Forgive my ignorance with this, But I have not yet had a tablet failure
that I have been able to recover without restarting the entire accumulo
cluster.
I have 3 Tablets, 2 Online, 1 dead. Using Accumulo 1.4.3
The tablet error reports:
Uncaught exception in TabletServer.main, exiting
java.lang.RuntimeException: java.lang.RuntimeException: Too
many retries, exiting.
at
org.apache.accumulo.server.tabletserver.TabletServer.announceExistence(T
abletServer.java:2684)
at
org.apache.accumulo.server.tabletserver.TabletServer.run(TabletServer.ja
va:2703)
at
org.apache.accumulo.server.tabletserver.TabletServer.main(TabletServer.j
ava:3168)
at sun.reflect.NativeMethodAccessorImpl.invoke0(Native
Method)
at
sun.reflect.NativeMethodAccessorImpl.invoke(NativeMethodAccessorImpl.jav
a:39)
at
sun.reflect.DelegatingMethodAccessorImpl.invoke(DelegatingMethodAccessor
Impl.java:25)
at java.lang.reflect.Method.invoke(Method.java:597)
at org.apache.accumulo.start.Main$1.run(Main.java:89)
at java.lang.Thread.run(Thread.java:662)
Caused by: java.lang.RuntimeException: Too many retries,
exiting.
at
org.apache.accumulo.server.tabletserver.TabletServer.announceExistence(T
abletServer.java:2681)
... 8 more
The recovery portion of the Admin guide says that recovery is performed
by asking the loggers to copy their write-ahead logs into HDFS. The
logs are copied, sorted and then tablets can find missing updates. Once
complete the tablets involved should return to an 'online' state.
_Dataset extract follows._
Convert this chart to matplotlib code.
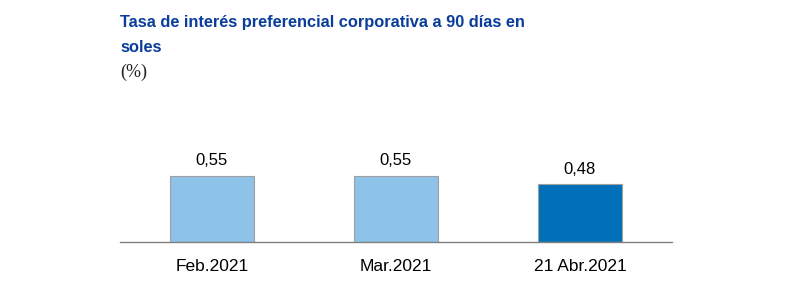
import matplotlib
matplotlib.use('Agg')
import matplotlib.pyplot as plt
import numpy as np

categories = ['Feb.2021', 'Mar.2021', '21 Abr.2021']
values = [0.55, 0.55, 0.48]
value_labels = ['0,55', '0,55', '0,48']
bar_colors = ['#8dc3e8', '#8dc3e8', '#0070b8']

plt.rcParams['font.family'] = ['Liberation Sans', 'DejaVu Sans']

fig = plt.figure(figsize=(8, 2.96), dpi=100)
# axes spans x 120..672 px, y 242 (baseline) .. 140 px
W, H = 800, 296
ax = fig.add_axes([120 / W, (H - 242) / H, 552 / W, 102 / H])

x = np.arange(len(categories))
ax.bar(x, values, width=0.46, color=bar_colors, edgecolor='#a0a0a0', linewidth=0.8, zorder=2)
for xi, v, lab in zip(x, values, value_labels):
    ax.text(xi, v + 0.065, lab, ha='center', va='bottom', fontsize=12, color='black')

ax.set_xlim(-0.5, 2.5)
ax.set_ylim(0, 102 / 120)
ax.set_yticks([])
ax.set_xticks(x)
ax.set_xticklabels(categories, fontsize=12.5)
ax.tick_params(axis='x', length=0, pad=12)
for s in ['top', 'right', 'left']:
    ax.spines[s].set_visible(False)
ax.spines['bottom'].set_color('#808080')
ax.spines['bottom'].set_linewidth(1.0)

fig.text(120 / W, 1 - 23 / H, 'Tasa de interés preferencial corporativa a 90 días en',
         fontsize=11.8, fontweight='bold', color='#0a3d9c', va='center', ha='left')
fig.text(120 / W, 1 - 47 / H, 'soles',
         fontsize=11.8, fontweight='bold', color='#0a3d9c', va='center', ha='left')
fig.text(120 / W, 1 - 72 / H, '(%)', fontsize=13, family=['Liberation Serif', 'DejaVu Serif'],
         color='#222222', va='center', ha='left')

fig.savefig('out.png', dpi=100)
I am not sure how to ask the loggers to copy their write-ahead logs into
hdfs. Is this the same as using the flush shell command? If so, the
flush command needs a pattern of tables or a table name. Would I want
to perform something like, 'accumulo flush -p .+' to flush all of the
table data to HDFS?
Another concern is that the Tablet Server process was no longer running
on the server. I logged into that server and ran "start-here.sh". The
tablet server is now running, but it is still reported as 'dead' to the
monitor.
Thanks in advance,
Charles